Murió Samuel Huntington. La evaluación completa de su obra tomará más espacio y otra autoridad académica, pero ya en los obituarios locales se perciben algunas distorsiones que conviene aclarar.
Alguna prensa lo ha presentado como “El profeta del choque de civilizaciones,” cuando Huntington escribió precisamente para advertirnos de ese peligro, no para pro-fesarlo. Asimismo, se vincula generalizadamente su pensamiento “a la orientación geopolítica y militar de George Bush,” lo que supone una injusta identificación. Por empezar, él venía de ser funcionario de Carter, no de Bush, y su artículo “¿Choque de civilizaciones?” se publicó en Foreign Affaires en 1993, cuando ese presidente ya había pasado. Puede que algunos de los neocons en el poder, enhebrados por la presencia de Dick Cheney en todas las presidencias Bush, hayan procurado respaldarse en el pensamiento de Huntington, como hicieron con Fukuyama, a pesar de la polémica que los separaba, para justificar su peligrosa aspiración de un dominio planetario de la cultura occidental, pero nada más alejado de la cosmovisión de este notable pensador. Huntington sostenía exactamente lo contrario: las civilizaciones deben aprender a convivir, a tolerarse sin que ninguna hegemonice a las demás.

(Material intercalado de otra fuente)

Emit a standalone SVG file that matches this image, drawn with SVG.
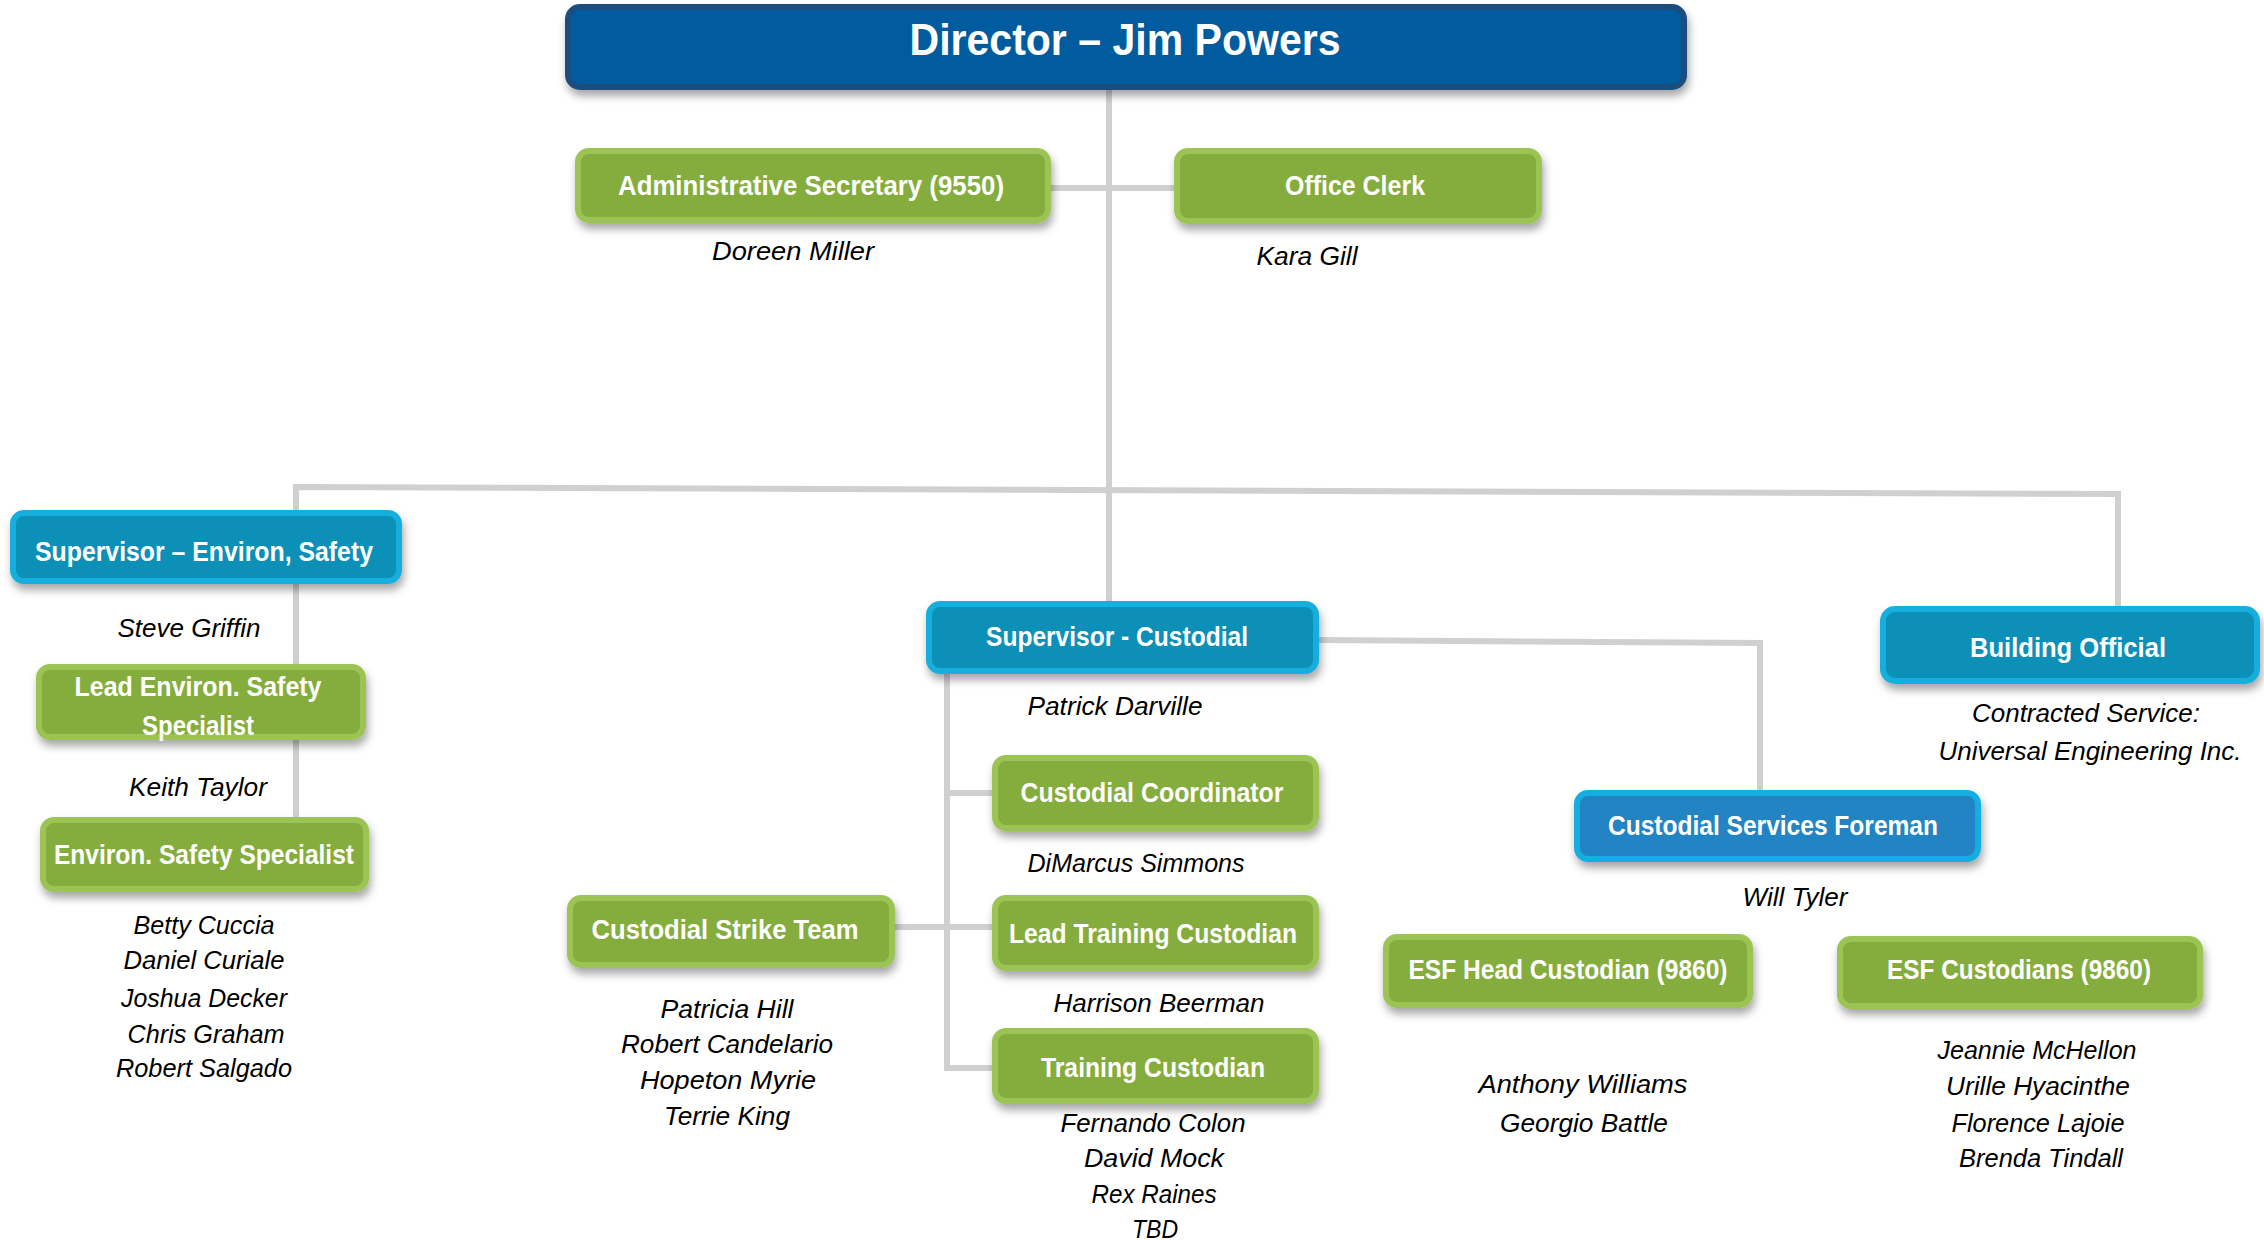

Deliberada o involuntariamente, cada vez que tratamos de exportarles desde formas de gobierno o tecnologías más eficientes, hasta jeans, rock o hamburguesas, les vamos diariamente propinando mayúsculas o sutiles agresiones a su propia identidad cultural que, tarde o temprano, podrían alimentar, precisamente, un choque de civilizaciones.
Huntington se anticipó a avisarnos que, por primera vez en la Historia, y desde ahora para siempre, el planeta ha pasado, de verdad, literalmente, a convertirse en un mundo-uno: ya no será más posible convivir ignorándonos. Para Occidente, persistir en aspiraciones hegemónicas puede configurar un error de proporciones: según Huntington, el poder de Occidente ya llegó a su apogeo: nos aguarda la declinación, a lo sumo la meseta.
Tampoco es verdad su alegado racismo antihispánico. Su preocupación por el multiculturalismo no apunta a sus esencias sino a sus excesos: la utopía de un mundo donde todos somos intercambiables ya ha generado demasiadas experiencias totalitarias. En última instancia, las sociedades no pueden ser esencialmente multiculturales como los individuos no pueden vivir con múltiples personalidades: la conciencia de las diferencias es lo que otorga valor a la convivencia, y no al revés. Para mejor convivir, no es necesario mutilar las diferencias sino potenciar los parecidos. No será negando mi identidad que aprenderé mejor a aceptar la del otro.
Es también erróneo que Huntington tuviera un concepto detrimental de América latina. Muy por el contrario, nos reconocía características propias de una posible civilización independiente. Malo o bueno, nuestra desconfianza final en el capitalismo y la renuente práctica de nuestras democracias, nos impiden una adscripción completa a la civilización occidental. Quien sabe, quizá alguna vez terminemos plenamente integrados a Occidente. O, como sospechaba Huntington, tentemos un camino propio, parecido pero no idéntico, como una subcultura vinculada o, directamente, una completa apuesta cultural diferenciada.
El tan esperado giro de la política exterior norteamericana en dirección al multilateralismo y la convivencia no hegemónica bien pueden consagrar, con el nuevo gobierno, el mejor reconocimiento a lo que Huntington proponía. Ni indiferentes ni hostiles, debemos aprender a convivir con intercambios al mismo tiempo inevitables y riesgosos: esa lúcida advertencia configura el corazón mismo del legado de Samuel Huntington.
*Ex secretario general del Ministerio de RR.EE. Vicecanciller de la Argentina entre 1992 y 1999.